A MARRIED couple have regular monthly date nights as a painful reminder they once loved each other enough to enjoy them.
Helen and Martin Archer, who have three children, find that spending four long hours alone together listlessly re-enacting the rituals of romance really brings into focus what their relationship has become.
Helen said: “It’s like a punishment from Greek myth. All eternity staring at the same sagging jowls.
“As if it wasn’t hard enough being stuck with the same person until death, especially as it’s Martin, we have to go out for meals or cocktails or the theatre as if we had time or wanted to.

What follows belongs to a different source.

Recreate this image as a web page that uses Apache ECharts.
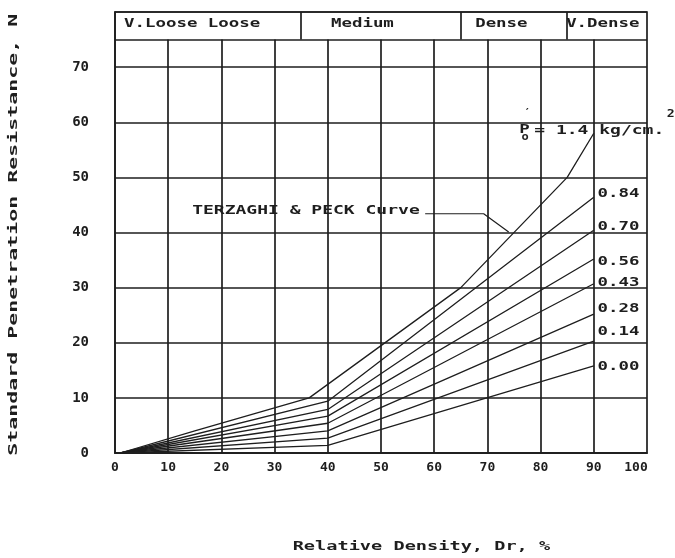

“I gaze at his thinning hairline and bushy eyebrows in the candlelight, knowing I’m two stone heavier with my mother’s eyebags, and we pretend we’re not knackered and want to shag later. It’s sadistic.
“Sometimes I make an effort and throw in a reference to the wine or anything other than work or the kids, to make it all the more obvious we’ve nothing in common anymore.
“We can’t believe we used to have conversations on the original dates. We laugh about that when we’re not sullenly staring at couples on real dates thinking ‘You f**king wait.’ Then he’ll say something about the langoustines and I’ll nod.”
Luigi di Matteo, owner of the Casa Mia restaurant, said: “Date night is the hardest night of our week. The misery just crushes you.”